[OpenAFS] Failover

Troy Benjegerdes hozer@hozed.org
Sat, 31 Dec 2005 20:02:04 -0600

On Sat, Dec 31, 2005 at 08:03:40PM -0500, Jeffrey Hutzelman wrote:
> On Saturday, December 31, 2005 12:36:40 AM -0600 Troy Benjegerdes 
> <hozer@hozed.org> wrote:
> >The advantage of AFS over a single system is you can have as many
> >incoming MTA machines, and imap servers as you want.
> Yes, you can.  But as the volume gets large, especially for any given 
> mailbox, the performance goes to hell.  The problem is that whenever you 
> file a message into a mailbox, you change the directory containing the 
> mailbox.  That means that if any other AFS client is also accessing that 
> directory, it has a callback that has to be broken (while YOU wait), and 
> then it has to fetch the entire directory again in order to be able to do 
> the next file lookup.

Sure, a bunch of clients talking to the same directory has scalability
problems, but if I've got a mailbox that is that is huge enough to have 
these problems, it's not something I'm going to be able to effectively read
anyway. Heck, my imap client (backened by afs) only checks mail every 5
minutes anyway.

I suppose this could be a problem with a shared mailbox with hundreds of
deliveries per second, but there's no human that could keep up with that
rate anyway. Anything over 1 delivery per second, and the human factors
are the bottleneck, not the system scalability.

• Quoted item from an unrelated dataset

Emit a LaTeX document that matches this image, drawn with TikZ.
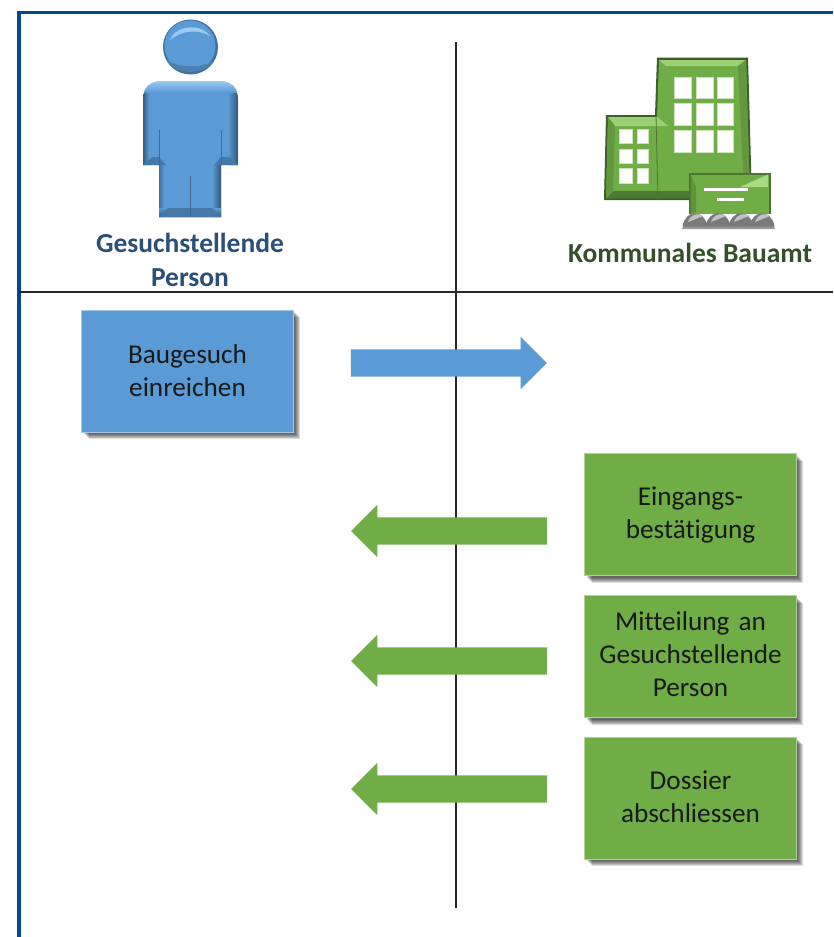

> Once upon a time, more or less all of Carnegie Mellon's messaging needs 
> (mail, netnews, bboards) were handled by the Andrew Messaging System, a 
> distributed system based on AFS.  AMS was an integrated part of the Andrew 
> project, and unlike any mail system in wide use today, was designed from 
> the ground up to take advantage of a distributed computing environment and 
> particularly a distributed filesystem.  Most major components of the system 
> stored data in and communicated via the filesystem.  Incoming MX's, 
> outgoing mail gateways, delivery, bboard filing, etc. could all run on 
> multiple machines, and it was possible to add or remove machines in any of 
> those pools at will.
> Several years ago, Carnegie Mellon abandoned that system, choosing instead 
> to expend huge amounts of developer time on developing, maintaining, and 
> supporting an enterprise-grade distributed IMAP server package.  The Cyrus 
> IMAP system has consumed more than an entire full-time employee for many 
> years now, and there is no sign that will change anytime soon.
> One significant factor in the decision to go down that path was the fact 
> that AMS had serious scalability problems, largely because of the issue I 
> described above.  You could add more mail delivery systems, but that meant 
> more callback breaks and more fetches of large directories from the 
> fileserver.  Sure, it was necessary to develop software because there was 
> no off-the-shelf solution with the required robustness and stability.  And 
> participation in standards efforts (and implementation of those standards) 
> was needed in order to insure it would at least be possible to use 
> off-the-shelf _clients_.  But without the serious performance problems AMS 
> was having, there would have been no need to consider changes to messaging 
> infrastructure at all.

I suspect that this decision may have had more to do with the fact there
were several freely-available and widely distributed IMAP clients than
problems with a distributed filesystem. When that decision was made, was
AFS still a closed-source single-vendor solution?

In reality, I also don't think AFS really became robust enough to support a
use-case like this until it had been open-sourced for a few years, and
people tried doing all kinds of crazy stuff like this and fixing bugs.

> I very much recommend against trying to store mail in AFS.  There is no 
> gain to be had in reliability, scalability, or performance, and there are 
> any number of potential problems.  If what you're trying to accomplish is 
> to get those features in a distributed mail server system, I suggest 
> looking at http://asg.web.cmu.edu/cyrus/

I've looked at cyrus, used it in the past, and moved away from it.  It's
great if you're an enterprise, but I really like having my mail in my
filesystem, and being able to use either a standard imap client,
webmail, or filesystem tools like grep, and the mutt email client. Cyrus
also almost requires a dedicated admin. With afs as the backend, I have one
backup system to maintain, instead of worrying how to back up cyrus as
well, and then learning how to use whatever cyrus has for migrating users
from once piece of hardware to another.